Calls for a regional police force have gotten louder after Ottawa warned B.C. it will pull out the RCMP if the province doesn't sign a proposed policing contract soon.

Langley Mayor Peter Fassbender has been trying to negotiate a new 20-year deal with the Mounties on behalf of communities across B.C., but says talks aren't going well.

Local politicians are asking to have some say in how the RCMP spend their money.

"Basically, we have no control," he told CTV News. "That's not acceptable; we can't operate that way.... We can't scrutinize the books -- we have no way to audit the costs."

Ninety per cent of the RCMP's budget in B.C. comes from taxpayers in the province, and policing is the biggest expense for municipal governments.

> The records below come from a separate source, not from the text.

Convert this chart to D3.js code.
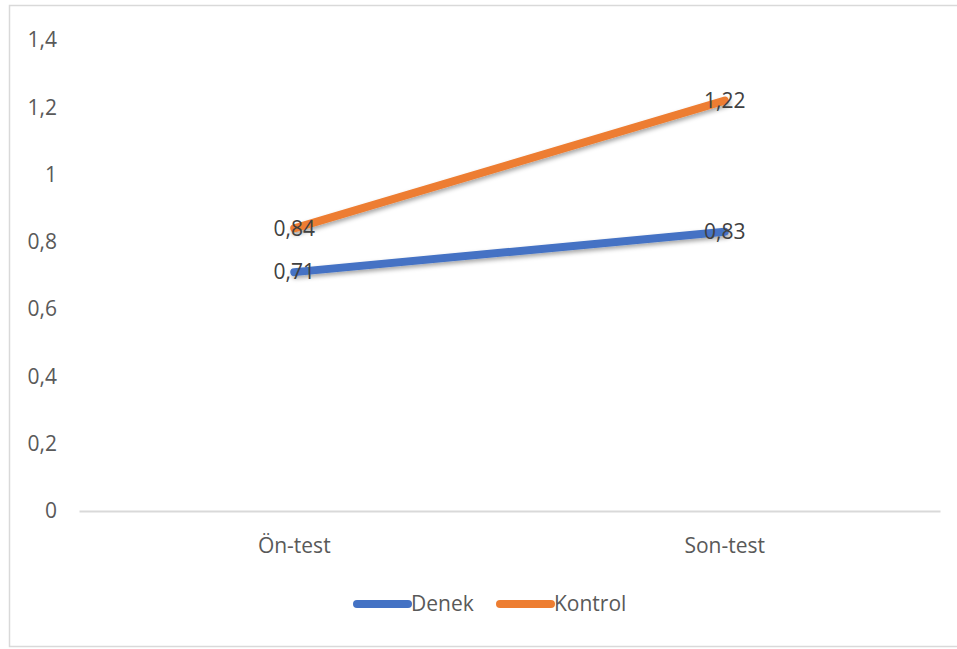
<!DOCTYPE html>
<html>
<head>
<meta charset="utf-8">
<script src="https://cdn.jsdelivr.net/npm/d3@7"></script>
<style>
  html, body { margin: 0; padding: 0; background: #fff; }
  svg { display: block; }
  text { font-family: "Open Sans", "Liberation Sans", sans-serif; }
</style>
</head>
<body>
<svg id="chart" width="957" height="649"></svg>
<script>
// Test phases on the x axis
const categories = ["Ön-test", "Son-test"];
// Mean scores per group
const denek = [0.71, 0.83];
const kontrol = [0.84, 1.22];
const seriesNames = ["Denek", "Kontrol"];
const yTicks = [0, 0.2, 0.4, 0.6, 0.8, 1, 1.2, 1.4];

const series = [
  { name: seriesNames[0], values: denek, color: "#4472C4" },
  { name: seriesNames[1], values: kontrol, color: "#ED7D31" }
];

const svg = d3.select("#chart");
const W = 957, H = 649;
const FS = 21;
const fmt = v => String(v).replace(".", ",");

// chart frame
svg.append("rect")
  .attr("x", 9.5).attr("y", 5.5)
  .attr("width", W + 10).attr("height", 641)
  .attr("fill", "#fff").attr("stroke", "#d9d9d9").attr("stroke-width", 1.5);

const plot = { left: 79, right: 940, top: 40, bottom: 511 };

const x = d3.scaleBand().domain(categories).range([plot.left, plot.right]);
const y = d3.scaleLinear().domain([0, 1.4]).range([plot.bottom, plot.top]);

// shadow filter for the lines
const defs = svg.append("defs");
const f = defs.append("filter").attr("id", "shadow")
  .attr("x", "-10%").attr("y", "-50%").attr("width", "120%").attr("height", "200%");
f.append("feDropShadow").attr("dx", 1.5).attr("dy", 2.5).attr("stdDeviation", 2)
  .attr("flood-color", "#000").attr("flood-opacity", 0.35);

// y axis labels
const yAxis = d3.axisLeft(y).tickValues(yTicks).tickFormat(fmt).tickSize(0).tickPadding(0);
const ya = svg.append("g").attr("transform", `translate(57,0)`).call(yAxis);
ya.select(".domain").remove();
ya.selectAll("text").attr("font-size", FS).attr("fill", "#595959")
  .attr("font-family", '"Open Sans", sans-serif');

// x axis baseline
const xAxis = d3.axisBottom(x).tickSize(0).tickPadding(0);
const xa = svg.append("g").attr("transform", `translate(0,${plot.bottom})`).call(xAxis);
xa.select(".domain").attr("stroke", "#d9d9d9").attr("stroke-width", 2);
xa.selectAll("text").attr("font-size", FS).attr("fill", "#595959")
  .attr("y", 42).attr("dy", "0").attr("font-family", '"Open Sans", sans-serif');

// lines
const line = d3.line()
  .x((d, i) => x(categories[i]) + x.bandwidth() / 2)
  .y(d => y(d));

series.forEach(s => {
  svg.append("path")
    .datum(s.values)
    .attr("d", line)
    .attr("fill", "none")
    .attr("stroke", s.color)
    .attr("stroke-width", 8)
    .attr("stroke-linecap", "round")
    .attr("filter", "url(#shadow)");
});

// data labels
series.forEach(s => {
  svg.append("g").selectAll("text")
    .data(s.values)
    .join("text")
    .attr("x", (d, i) => x(categories[i]) + x.bandwidth() / 2)
    .attr("y", d => y(d))
    .attr("dy", "0.35em")
    .attr("text-anchor", "middle")
    .attr("font-size", FS)
    .attr("fill", "#404040")
    .text(fmt);
});

// legend
const legend = svg.append("g");
const legendItems = [
  { s: series[0], x0: 357 },
  { s: series[1], x0: 500 }
];
legendItems.forEach(it => {
  legend.append("line")
    .attr("x1", it.x0).attr("x2", it.x0 + 51)
    .attr("y1", 604).attr("y2", 604)
    .attr("stroke", it.s.color).attr("stroke-width", 8)
    .attr("stroke-linecap", "round");
  legend.append("text")
    .attr("x", it.x0 + 54).attr("y", 604).attr("dy", "0.35em")
    .attr("font-size", FS).attr("fill", "#595959")
    .text(it.s.name);
});
</script>
</body>
</html>
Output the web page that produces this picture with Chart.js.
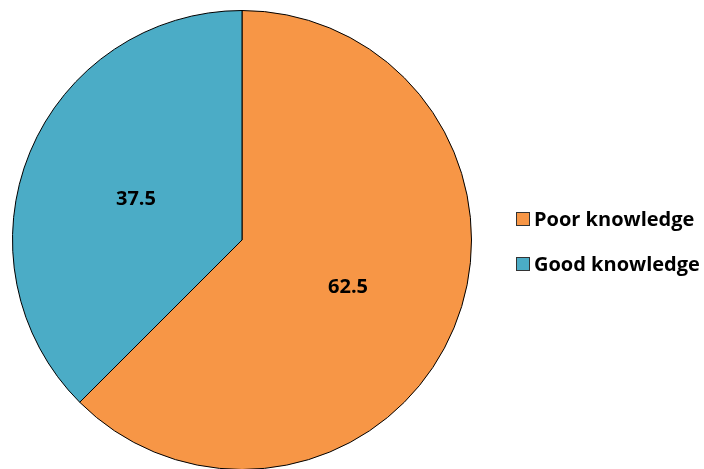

At the annual meeting of the Union of B.C. Municipalities Wednesday, delegates voted to put an end to the Mountie-led integrated policing teams like the Integrated Homicide Investigation Team.

The vote was symbolic and non-binding, but it was a shot across the bow for mayors and councillors.

"We have got to bring focus and awareness," Fassbender said. "I am convinced today that most of the federal members sitting in Ottawa are really not aware of the systemic issues Ottawa faces in the running of the RCMP."

The current contract between the provincial and federal governments concerning the Mounties expires on March 31. The feds have given B.C. until the end of November to sign a proposed contract, threatening to pull out all RCMP services in 2014 if that doesn't happen.

The federal government seems unprepared to budge, but says it is prepared to work out a solution.

"We do not force provinces to accept the RCMP. We think it's a good deal, but it's up to the provinces to do it," Public Safety Minister Vic Toews said during question period Wednesday.

B.C. Solicitor General Shirley Bond says she's now working on Plan B for policing in the province.

Criminologists and civil libertarians have long called for a provincial force, believing it would be more accountable to British Columbians.

And former solicitor general Kash Heed has been lobbying for regional policing since his days as chief of the West Vancouver Police Department.

He says now is the perfect time to turn away from the Mounties.

"I don't think we should blink -- I think we should order those moving trucks. I think we should sit down and do the work we need to do," he said.

Heed estimates that it will take about two years to establish a provincial police force, and says that the benefits will outweigh the costs.